>> Start

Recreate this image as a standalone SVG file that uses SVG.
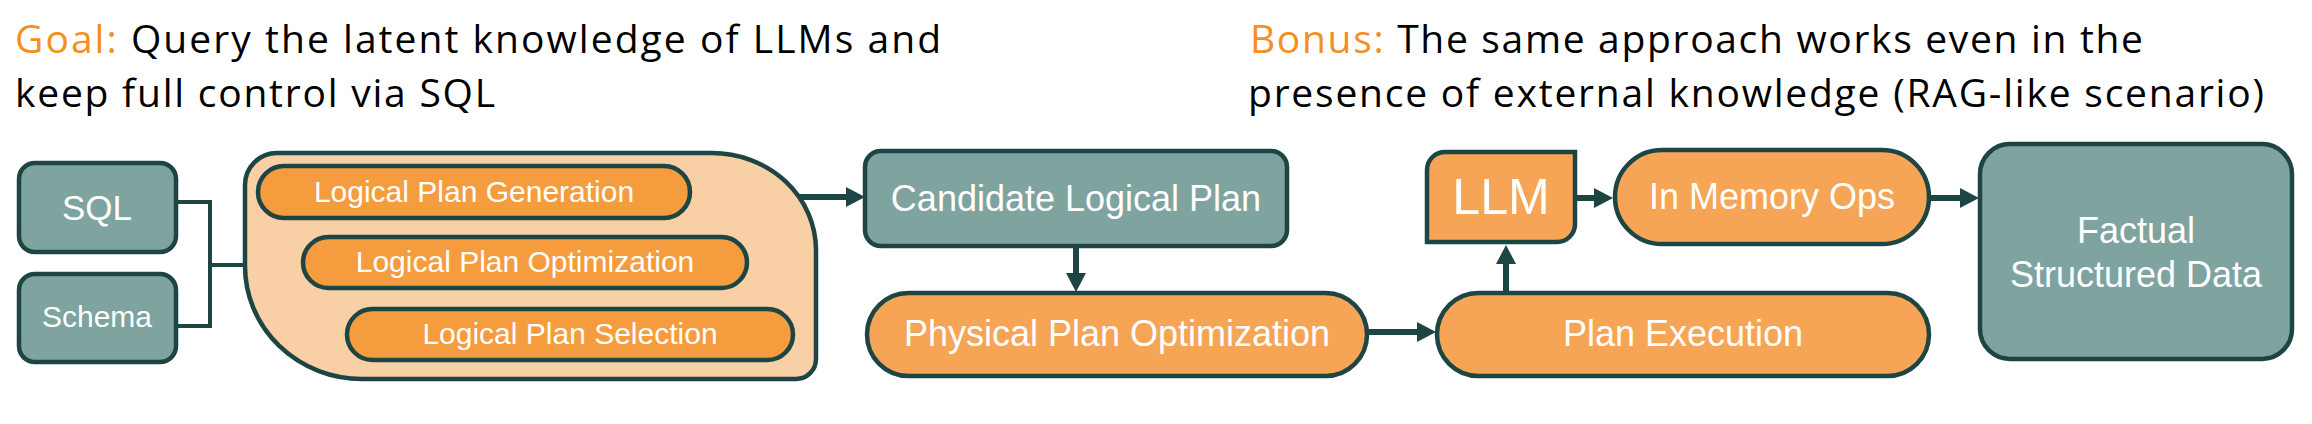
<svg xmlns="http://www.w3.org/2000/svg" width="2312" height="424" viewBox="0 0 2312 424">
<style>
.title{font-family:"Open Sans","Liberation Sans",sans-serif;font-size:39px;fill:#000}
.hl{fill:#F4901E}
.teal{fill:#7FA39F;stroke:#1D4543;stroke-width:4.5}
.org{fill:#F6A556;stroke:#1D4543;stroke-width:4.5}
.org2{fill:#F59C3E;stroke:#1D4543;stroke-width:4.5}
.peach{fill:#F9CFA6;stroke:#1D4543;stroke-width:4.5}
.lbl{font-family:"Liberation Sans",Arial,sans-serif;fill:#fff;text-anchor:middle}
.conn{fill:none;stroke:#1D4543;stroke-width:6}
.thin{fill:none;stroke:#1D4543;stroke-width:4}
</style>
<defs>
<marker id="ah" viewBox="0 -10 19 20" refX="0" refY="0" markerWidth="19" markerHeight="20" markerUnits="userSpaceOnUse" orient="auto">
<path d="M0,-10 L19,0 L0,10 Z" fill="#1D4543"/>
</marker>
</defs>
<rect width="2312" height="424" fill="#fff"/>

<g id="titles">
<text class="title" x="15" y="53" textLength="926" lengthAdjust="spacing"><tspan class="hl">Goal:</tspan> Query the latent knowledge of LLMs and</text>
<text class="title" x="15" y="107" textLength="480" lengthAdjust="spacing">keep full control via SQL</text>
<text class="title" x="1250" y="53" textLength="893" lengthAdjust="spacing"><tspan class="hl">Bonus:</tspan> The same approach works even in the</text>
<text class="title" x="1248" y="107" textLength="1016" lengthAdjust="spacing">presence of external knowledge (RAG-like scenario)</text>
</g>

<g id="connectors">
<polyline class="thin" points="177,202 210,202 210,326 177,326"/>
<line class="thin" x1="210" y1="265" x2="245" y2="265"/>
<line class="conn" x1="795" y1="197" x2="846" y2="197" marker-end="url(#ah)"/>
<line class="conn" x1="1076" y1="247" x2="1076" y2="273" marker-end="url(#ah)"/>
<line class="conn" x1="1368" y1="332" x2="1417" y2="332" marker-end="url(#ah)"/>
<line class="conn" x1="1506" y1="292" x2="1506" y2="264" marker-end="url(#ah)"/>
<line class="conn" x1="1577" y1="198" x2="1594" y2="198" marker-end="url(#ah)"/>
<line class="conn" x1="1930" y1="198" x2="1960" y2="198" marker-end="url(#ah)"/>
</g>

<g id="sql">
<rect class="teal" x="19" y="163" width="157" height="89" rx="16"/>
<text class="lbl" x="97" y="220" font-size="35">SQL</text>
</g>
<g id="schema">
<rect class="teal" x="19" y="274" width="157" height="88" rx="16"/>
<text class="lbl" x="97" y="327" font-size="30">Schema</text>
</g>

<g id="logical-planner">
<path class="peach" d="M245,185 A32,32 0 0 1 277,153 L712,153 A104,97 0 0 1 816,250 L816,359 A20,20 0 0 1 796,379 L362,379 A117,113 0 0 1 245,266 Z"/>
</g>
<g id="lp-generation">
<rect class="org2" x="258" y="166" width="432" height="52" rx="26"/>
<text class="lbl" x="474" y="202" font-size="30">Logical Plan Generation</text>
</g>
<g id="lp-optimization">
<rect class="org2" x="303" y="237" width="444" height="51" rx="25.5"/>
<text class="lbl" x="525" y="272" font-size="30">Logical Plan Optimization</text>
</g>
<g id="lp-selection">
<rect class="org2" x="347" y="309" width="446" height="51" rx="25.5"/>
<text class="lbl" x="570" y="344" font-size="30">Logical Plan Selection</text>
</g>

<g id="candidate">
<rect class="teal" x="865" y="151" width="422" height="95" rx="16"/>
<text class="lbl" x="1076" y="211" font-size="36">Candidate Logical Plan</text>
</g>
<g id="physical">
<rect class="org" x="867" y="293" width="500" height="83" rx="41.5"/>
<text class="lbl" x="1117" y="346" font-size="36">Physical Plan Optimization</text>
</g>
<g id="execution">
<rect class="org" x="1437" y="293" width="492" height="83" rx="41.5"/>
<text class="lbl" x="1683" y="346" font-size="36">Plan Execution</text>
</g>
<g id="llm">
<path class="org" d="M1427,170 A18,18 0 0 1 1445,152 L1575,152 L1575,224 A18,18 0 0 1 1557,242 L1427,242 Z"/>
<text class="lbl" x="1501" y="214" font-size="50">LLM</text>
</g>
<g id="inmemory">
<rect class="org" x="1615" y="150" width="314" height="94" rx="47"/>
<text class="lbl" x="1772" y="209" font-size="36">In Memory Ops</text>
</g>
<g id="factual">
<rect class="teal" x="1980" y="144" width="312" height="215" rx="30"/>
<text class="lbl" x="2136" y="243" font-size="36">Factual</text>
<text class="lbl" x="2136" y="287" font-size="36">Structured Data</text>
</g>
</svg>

>> End

Every line of the data above should be quoted exactly. Omit the pictures.

__Task response__.
Recreate this image as a standalone SVG file that uses SVG.
<svg xmlns="http://www.w3.org/2000/svg" width="2312" height="424" viewBox="0 0 2312 424">
<style>
.title{font-family:"Open Sans","Liberation Sans",sans-serif;font-size:39px;fill:#000}
.hl{fill:#F4901E}
.teal{fill:#7FA39F;stroke:#1D4543;stroke-width:4.5}
.org{fill:#F6A556;stroke:#1D4543;stroke-width:4.5}
.org2{fill:#F59C3E;stroke:#1D4543;stroke-width:4.5}
.peach{fill:#F9CFA6;stroke:#1D4543;stroke-width:4.5}
.lbl{font-family:"Liberation Sans",Arial,sans-serif;fill:#fff;text-anchor:middle}
.conn{fill:none;stroke:#1D4543;stroke-width:6}
.thin{fill:none;stroke:#1D4543;stroke-width:4}
</style>
<defs>
<marker id="ah" viewBox="0 -10 19 20" refX="0" refY="0" markerWidth="19" markerHeight="20" markerUnits="userSpaceOnUse" orient="auto">
<path d="M0,-10 L19,0 L0,10 Z" fill="#1D4543"/>
</marker>
</defs>
<rect width="2312" height="424" fill="#fff"/>

<g id="titles">
<text class="title" x="15" y="53" textLength="926" lengthAdjust="spacing"><tspan class="hl">Goal:</tspan> Query the latent knowledge of LLMs and</text>
<text class="title" x="15" y="107" textLength="480" lengthAdjust="spacing">keep full control via SQL</text>
<text class="title" x="1250" y="53" textLength="893" lengthAdjust="spacing"><tspan class="hl">Bonus:</tspan> The same approach works even in the</text>
<text class="title" x="1248" y="107" textLength="1016" lengthAdjust="spacing">presence of external knowledge (RAG-like scenario)</text>
</g>

<g id="connectors">
<polyline class="thin" points="177,202 210,202 210,326 177,326"/>
<line class="thin" x1="210" y1="265" x2="245" y2="265"/>
<line class="conn" x1="795" y1="197" x2="846" y2="197" marker-end="url(#ah)"/>
<line class="conn" x1="1076" y1="247" x2="1076" y2="273" marker-end="url(#ah)"/>
<line class="conn" x1="1368" y1="332" x2="1417" y2="332" marker-end="url(#ah)"/>
<line class="conn" x1="1506" y1="292" x2="1506" y2="264" marker-end="url(#ah)"/>
<line class="conn" x1="1577" y1="198" x2="1594" y2="198" marker-end="url(#ah)"/>
<line class="conn" x1="1930" y1="198" x2="1960" y2="198" marker-end="url(#ah)"/>
</g>

<g id="sql">
<rect class="teal" x="19" y="163" width="157" height="89" rx="16"/>
<text class="lbl" x="97" y="220" font-size="35">SQL</text>
</g>
<g id="schema">
<rect class="teal" x="19" y="274" width="157" height="88" rx="16"/>
<text class="lbl" x="97" y="327" font-size="30">Schema</text>
</g>

<g id="logical-planner">
<path class="peach" d="M245,185 A32,32 0 0 1 277,153 L712,153 A104,97 0 0 1 816,250 L816,359 A20,20 0 0 1 796,379 L362,379 A117,113 0 0 1 245,266 Z"/>
</g>
<g id="lp-generation">
<rect class="org2" x="258" y="166" width="432" height="52" rx="26"/>
<text class="lbl" x="474" y="202" font-size="30">Logical Plan Generation</text>
</g>
<g id="lp-optimization">
<rect class="org2" x="303" y="237" width="444" height="51" rx="25.5"/>
<text class="lbl" x="525" y="272" font-size="30">Logical Plan Optimization</text>
</g>
<g id="lp-selection">
<rect class="org2" x="347" y="309" width="446" height="51" rx="25.5"/>
<text class="lbl" x="570" y="344" font-size="30">Logical Plan Selection</text>
</g>

<g id="candidate">
<rect class="teal" x="865" y="151" width="422" height="95" rx="16"/>
<text class="lbl" x="1076" y="211" font-size="36">Candidate Logical Plan</text>
</g>
<g id="physical">
<rect class="org" x="867" y="293" width="500" height="83" rx="41.5"/>
<text class="lbl" x="1117" y="346" font-size="36">Physical Plan Optimization</text>
</g>
<g id="execution">
<rect class="org" x="1437" y="293" width="492" height="83" rx="41.5"/>
<text class="lbl" x="1683" y="346" font-size="36">Plan Execution</text>
</g>
<g id="llm">
<path class="org" d="M1427,170 A18,18 0 0 1 1445,152 L1575,152 L1575,224 A18,18 0 0 1 1557,242 L1427,242 Z"/>
<text class="lbl" x="1501" y="214" font-size="50">LLM</text>
</g>
<g id="inmemory">
<rect class="org" x="1615" y="150" width="314" height="94" rx="47"/>
<text class="lbl" x="1772" y="209" font-size="36">In Memory Ops</text>
</g>
<g id="factual">
<rect class="teal" x="1980" y="144" width="312" height="215" rx="30"/>
<text class="lbl" x="2136" y="243" font-size="36">Factual</text>
<text class="lbl" x="2136" y="287" font-size="36">Structured Data</text>
</g>
</svg>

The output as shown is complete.